• _TO BE DONE_: Reproduce every line of the listing as written, apart from the pictures.

• _INFORMATION SUPPLIED_:
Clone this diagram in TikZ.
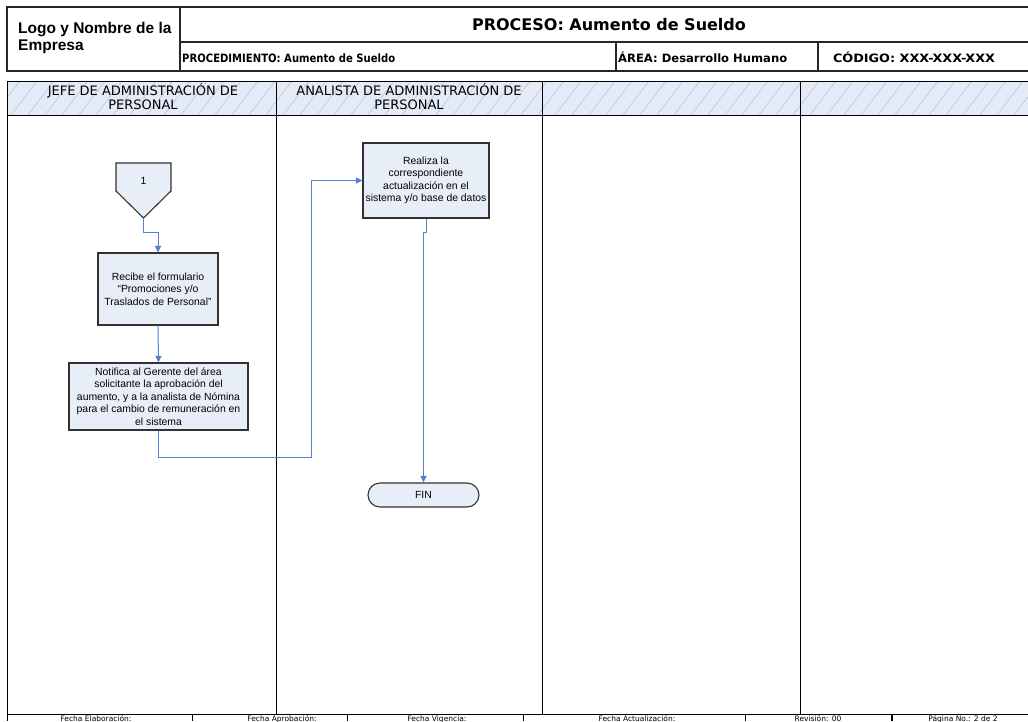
\documentclass[tikz,border=0pt]{standalone}
\usepackage{graphicx}
\usepackage{fontspec}
\setmainfont{Liberation Sans}
\newfontfamily\dv{DejaVu Sans}
\usetikzlibrary{arrows.meta}
\definecolor{nodefill}{RGB}{232,238,248}
\definecolor{nodeline}{RGB}{50,50,50}
\definecolor{flow}{RGB}{84,130,208}
\definecolor{hatchbg}{RGB}{228,235,247}
\definecolor{hatchln}{RGB}{185,200,228}
\newcommand\fitw[2]{\resizebox{#1}{\height}{#2}}
\begin{document}
\begin{tikzpicture}[x=1pt,y=-1pt,
  box/.style={draw=nodeline,fill=nodefill,line width=1.1pt,align=center,inner sep=1pt,font=\fontsize{10.4}{12.5}\selectfont},
  flowline/.style={draw=flow,line width=1pt,-{Triangle[width=6pt,length=6.5pt]}},
  frame/.style={line width=1.2pt,draw=black!85},
  lane/.style={line width=0.9pt,draw=black},
  lanehead/.style={font=\dv\fontsize{13}{14}\selectfont,align=center,inner sep=0pt,anchor=north},
  hdr/.style={font=\dv\bfseries\fontsize{11.5}{13}\selectfont,inner sep=0pt},
  foot/.style={font=\dv\fontsize{7.5}{8}\selectfont,inner sep=0pt,anchor=base}
]
\useasboundingbox (0,0) rectangle (1028,721);
\fill[white] (0,0) rectangle (1028,721);

% ---------- header ----------
\draw[frame] (7,7) rectangle (1040,71);
\draw[frame] (180,7) -- (180,71);
\draw[frame] (180,42) -- (1040,42);
\draw[frame] (616,42) -- (616,71);
\draw[frame] (818,42) -- (818,71);
\node[anchor=north west,align=left,inner sep=0pt,font=\bfseries\fontsize{15.5}{17}\selectfont] (logo) at (18,22) {Logo y Nombre de la\\Empresa};
\node[font=\dv\bfseries\fontsize{16}{18}\selectfont,inner sep=0pt,anchor=base] (title) at (609,30) {PROCESO: Aumento de Sueldo};
\node[hdr,anchor=base west] (proc) at (182,62.5) {\fitw{213pt}{PROCEDIMIENTO: Aumento de Sueldo}};
\node[hdr,anchor=base west] (area) at (618,62.5) {\fitw{169pt}{ÁREA: Desarrollo Humano}};
\node[hdr,anchor=base] (codigo) at (914,62.5) {\fitw{162pt}{CÓDIGO: XXX-XXX-XXX}};

% ---------- lane headers ----------
\fill[hatchbg] (7,81) rectangle (1040,115);
\begin{scope}
  \clip (7,81) rectangle (1040,115);
  \foreach \x in {-40,-23,...,1060} \draw[hatchln,line width=0.7pt] (\x,115) -- (\x+26,81);
\end{scope}
\draw[lane] (7,81) -- (1040,81);
\draw[lane] (7,115) -- (1040,115);
\draw[lane] (7,714) -- (1040,714);
\foreach \x in {7,276,542,800} \draw[lane] (\x,81) -- (\x,714);
\node[lanehead] (lh1) at (143,83) {JEFE DE ADMINISTRACIÓN DE\\PERSONAL};
\node[lanehead] (lh2) at (409,83) {ANALISTA DE ADMINISTRACIÓN DE\\PERSONAL};

% ---------- footer ----------
\draw[lane] (7,714) -- (7,721);
\foreach \x in {192,347,523,745} \draw[lane] (\x,714) -- (\x,721);
\draw[line width=1.8pt] (892,714) -- (892,721);
\node[foot] (f1) at (96,721) {Fecha Elaboración:};
\node[foot] (f2) at (282,721) {Fecha Aprobación:};
\node[foot] (f3) at (437,721) {Fecha Vigencia:};
\node[foot] (f4) at (637,721) {Fecha Actualización:};
\node[foot] (f5) at (818,721) {Revisión: 00};
\node[foot] (f6) at (963,721) {Página No.: 2 de 2};

% ---------- flow ----------
\draw[draw=nodeline,fill=nodefill,line width=1.1pt] (116,163) -- (171,163) -- (171,191) -- (143.5,218) -- (116,191) -- cycle;
\node[inner sep=0pt,font=\fontsize{10.4}{12}\selectfont] (c1) at (143.5,181) {1};
\coordinate (c1tip) at (143.5,218);

\node[box,minimum width=120pt,minimum height=72pt] (b1) at (158,289) {Recibe el formulario\\“Promociones y/o\\Traslados de Personal”};
\node[box,minimum width=179pt,minimum height=67pt] (b2) at (158.5,396.5) {Notifica al Gerente del área\\solicitante la aprobación del\\aumento, y a la analista de Nómina\\para el cambio de remuneración en\\el sistema};
\node[box,minimum width=126pt,minimum height=75pt] (b3) at (426,180.5) {Realiza la\\correspondiente\\actualización en el\\sistema y/o base de datos};
\node[box,minimum width=111pt,minimum height=24pt,rounded corners=12pt] (fin) at (423.5,495) {FIN};

\coordinate (j1) at (311,457);
\draw[flowline] (c1tip) -- (143.5,232) -| (b1.north);
\draw[flowline] (b1.south) -- (b2.north);
\draw[flowline] (b2.south) |- (j1) |- (b3.west);
\draw[flowline] (b3.south) -- ++(0,14) -| (fin.north);
\end{tikzpicture}
\end{document}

• _RESULT OF THE TASK_:
Clone this diagram in TikZ.
\documentclass[tikz,border=0pt]{standalone}
\usepackage{graphicx}
\usepackage{fontspec}
\setmainfont{Liberation Sans}
\newfontfamily\dv{DejaVu Sans}
\usetikzlibrary{arrows.meta}
\definecolor{nodefill}{RGB}{232,238,248}
\definecolor{nodeline}{RGB}{50,50,50}
\definecolor{flow}{RGB}{84,130,208}
\definecolor{hatchbg}{RGB}{228,235,247}
\definecolor{hatchln}{RGB}{185,200,228}
\newcommand\fitw[2]{\resizebox{#1}{\height}{#2}}
\begin{document}
\begin{tikzpicture}[x=1pt,y=-1pt,
  box/.style={draw=nodeline,fill=nodefill,line width=1.1pt,align=center,inner sep=1pt,font=\fontsize{10.4}{12.5}\selectfont},
  flowline/.style={draw=flow,line width=1pt,-{Triangle[width=6pt,length=6.5pt]}},
  frame/.style={line width=1.2pt,draw=black!85},
  lane/.style={line width=0.9pt,draw=black},
  lanehead/.style={font=\dv\fontsize{13}{14}\selectfont,align=center,inner sep=0pt,anchor=north},
  hdr/.style={font=\dv\bfseries\fontsize{11.5}{13}\selectfont,inner sep=0pt},
  foot/.style={font=\dv\fontsize{7.5}{8}\selectfont,inner sep=0pt,anchor=base}
]
\useasboundingbox (0,0) rectangle (1028,721);
\fill[white] (0,0) rectangle (1028,721);

% ---------- header ----------
\draw[frame] (7,7) rectangle (1040,71);
\draw[frame] (180,7) -- (180,71);
\draw[frame] (180,42) -- (1040,42);
\draw[frame] (616,42) -- (616,71);
\draw[frame] (818,42) -- (818,71);
\node[anchor=north west,align=left,inner sep=0pt,font=\bfseries\fontsize{15.5}{17}\selectfont] (logo) at (18,22) {Logo y Nombre de la\\Empresa};
\node[font=\dv\bfseries\fontsize{16}{18}\selectfont,inner sep=0pt,anchor=base] (title) at (609,30) {PROCESO: Aumento de Sueldo};
\node[hdr,anchor=base west] (proc) at (182,62.5) {\fitw{213pt}{PROCEDIMIENTO: Aumento de Sueldo}};
\node[hdr,anchor=base west] (area) at (618,62.5) {\fitw{169pt}{ÁREA: Desarrollo Humano}};
\node[hdr,anchor=base] (codigo) at (914,62.5) {\fitw{162pt}{CÓDIGO: XXX-XXX-XXX}};

% ---------- lane headers ----------
\fill[hatchbg] (7,81) rectangle (1040,115);
\begin{scope}
  \clip (7,81) rectangle (1040,115);
  \foreach \x in {-40,-23,...,1060} \draw[hatchln,line width=0.7pt] (\x,115) -- (\x+26,81);
\end{scope}
\draw[lane] (7,81) -- (1040,81);
\draw[lane] (7,115) -- (1040,115);
\draw[lane] (7,714) -- (1040,714);
\foreach \x in {7,276,542,800} \draw[lane] (\x,81) -- (\x,714);
\node[lanehead] (lh1) at (143,83) {JEFE DE ADMINISTRACIÓN DE\\PERSONAL};
\node[lanehead] (lh2) at (409,83) {ANALISTA DE ADMINISTRACIÓN DE\\PERSONAL};

% ---------- footer ----------
\draw[lane] (7,714) -- (7,721);
\foreach \x in {192,347,523,745} \draw[lane] (\x,714) -- (\x,721);
\draw[line width=1.8pt] (892,714) -- (892,721);
\node[foot] (f1) at (96,721) {Fecha Elaboración:};
\node[foot] (f2) at (282,721) {Fecha Aprobación:};
\node[foot] (f3) at (437,721) {Fecha Vigencia:};
\node[foot] (f4) at (637,721) {Fecha Actualización:};
\node[foot] (f5) at (818,721) {Revisión: 00};
\node[foot] (f6) at (963,721) {Página No.: 2 de 2};

% ---------- flow ----------
\draw[draw=nodeline,fill=nodefill,line width=1.1pt] (116,163) -- (171,163) -- (171,191) -- (143.5,218) -- (116,191) -- cycle;
\node[inner sep=0pt,font=\fontsize{10.4}{12}\selectfont] (c1) at (143.5,181) {1};
\coordinate (c1tip) at (143.5,218);

\node[box,minimum width=120pt,minimum height=72pt] (b1) at (158,289) {Recibe el formulario\\“Promociones y/o\\Traslados de Personal”};
\node[box,minimum width=179pt,minimum height=67pt] (b2) at (158.5,396.5) {Notifica al Gerente del área\\solicitante la aprobación del\\aumento, y a la analista de Nómina\\para el cambio de remuneración en\\el sistema};
\node[box,minimum width=126pt,minimum height=75pt] (b3) at (426,180.5) {Realiza la\\correspondiente\\actualización en el\\sistema y/o base de datos};
\node[box,minimum width=111pt,minimum height=24pt,rounded corners=12pt] (fin) at (423.5,495) {FIN};

\coordinate (j1) at (311,457);
\draw[flowline] (c1tip) -- (143.5,232) -| (b1.north);
\draw[flowline] (b1.south) -- (b2.north);
\draw[flowline] (b2.south) |- (j1) |- (b3.west);
\draw[flowline] (b3.south) -- ++(0,14) -| (fin.north);
\end{tikzpicture}
\end{document}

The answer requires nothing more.